YOUR OBJECTIVE
Repeat, exactly and completely, the material that follows. Omit the pictures.

DATASET EXCERPT

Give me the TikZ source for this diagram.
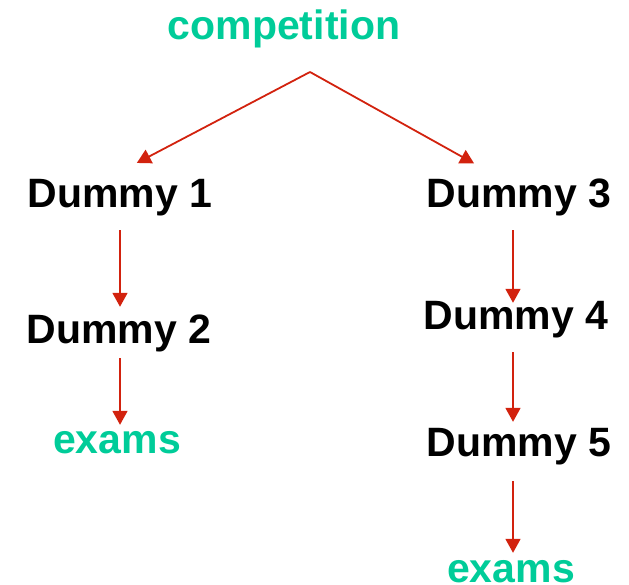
\documentclass[tikz,border=0pt]{standalone}
\usepackage{fontspec}
\setmainfont{Liberation Sans}
\usetikzlibrary{arrows.meta}
\definecolor{arrowred}{RGB}{210,34,14}
\definecolor{goalgreen}{RGB}{0,204,153}

\begin{document}
\begin{tikzpicture}[x=1pt, y=-1pt,
        word/.style={font=\fontsize{41}{48}\selectfont\bfseries, inner xsep=0pt, inner ysep=6pt, text height=30pt, text depth=9pt, anchor=base},
        goal/.style={word, text=goalgreen},
        arr/.style={arrowred, line width=1.8pt, -{Triangle[width=15pt, length=14pt]}}]
        \useasboundingbox (0, 0) rectangle (629, 585);
        % Nodes:
        \node[goal] (comp) at (284, 40) {competition};
        \node[word] (d1) at (120, 208) {Dummy 1};
        \node[word] (d2) at (119, 343) {Dummy 2};
        \node[goal] (ex1) at (117, 453) {exams};
        \node[word] (d3) at (519, 208) {Dummy 3};
        \node[word] (d4) at (516, 330) {Dummy 4};
        \node[word] (d5) at (519, 456) {Dummy 5};
        \node[goal] (ex2) at (511, 582) {exams};
        \coordinate (apex) at (310, 72);
        \coordinate (lcol) at (120, 0);
        \coordinate (rcol) at (513, 0);
        % Arrows:
        \draw[arr, shorten >=19pt] (apex) -- (d1.north);
        \draw[arr, shorten >=17pt] (apex) -- ([xshift=-30pt]d3.north);
        \draw[arr, shorten <=7pt] (lcol |- d1.south) -- (lcol |- d2.north);
        \draw[arr, shorten >=-8pt] (lcol |- d2.south) -- (lcol |- ex1.north);
        \draw[arr, shorten <=7pt, shorten >=-9pt] (rcol |- d3.south) -- (rcol |- d4.north);
        \draw[arr, shorten <=7pt, shorten >=-2pt] (rcol |- d4.south) -- (rcol |- d5.north);
        \draw[arr, shorten <=10pt, shorten >=-7pt] (rcol |- d5.south) -- (rcol |- ex2.north);
\end{tikzpicture}
\end{document}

ANSWER IN FULL
Give me the TikZ source for this diagram.
\documentclass[tikz,border=0pt]{standalone}
\usepackage{fontspec}
\setmainfont{Liberation Sans}
\usetikzlibrary{arrows.meta}
\definecolor{arrowred}{RGB}{210,34,14}
\definecolor{goalgreen}{RGB}{0,204,153}

\begin{document}
\begin{tikzpicture}[x=1pt, y=-1pt,
        word/.style={font=\fontsize{41}{48}\selectfont\bfseries, inner xsep=0pt, inner ysep=6pt, text height=30pt, text depth=9pt, anchor=base},
        goal/.style={word, text=goalgreen},
        arr/.style={arrowred, line width=1.8pt, -{Triangle[width=15pt, length=14pt]}}]
        \useasboundingbox (0, 0) rectangle (629, 585);
        % Nodes:
        \node[goal] (comp) at (284, 40) {competition};
        \node[word] (d1) at (120, 208) {Dummy 1};
        \node[word] (d2) at (119, 343) {Dummy 2};
        \node[goal] (ex1) at (117, 453) {exams};
        \node[word] (d3) at (519, 208) {Dummy 3};
        \node[word] (d4) at (516, 330) {Dummy 4};
        \node[word] (d5) at (519, 456) {Dummy 5};
        \node[goal] (ex2) at (511, 582) {exams};
        \coordinate (apex) at (310, 72);
        \coordinate (lcol) at (120, 0);
        \coordinate (rcol) at (513, 0);
        % Arrows:
        \draw[arr, shorten >=19pt] (apex) -- (d1.north);
        \draw[arr, shorten >=17pt] (apex) -- ([xshift=-30pt]d3.north);
        \draw[arr, shorten <=7pt] (lcol |- d1.south) -- (lcol |- d2.north);
        \draw[arr, shorten >=-8pt] (lcol |- d2.south) -- (lcol |- ex1.north);
        \draw[arr, shorten <=7pt, shorten >=-9pt] (rcol |- d3.south) -- (rcol |- d4.north);
        \draw[arr, shorten <=7pt, shorten >=-2pt] (rcol |- d4.south) -- (rcol |- d5.north);
        \draw[arr, shorten <=10pt, shorten >=-7pt] (rcol |- d5.south) -- (rcol |- ex2.north);
\end{tikzpicture}
\end{document}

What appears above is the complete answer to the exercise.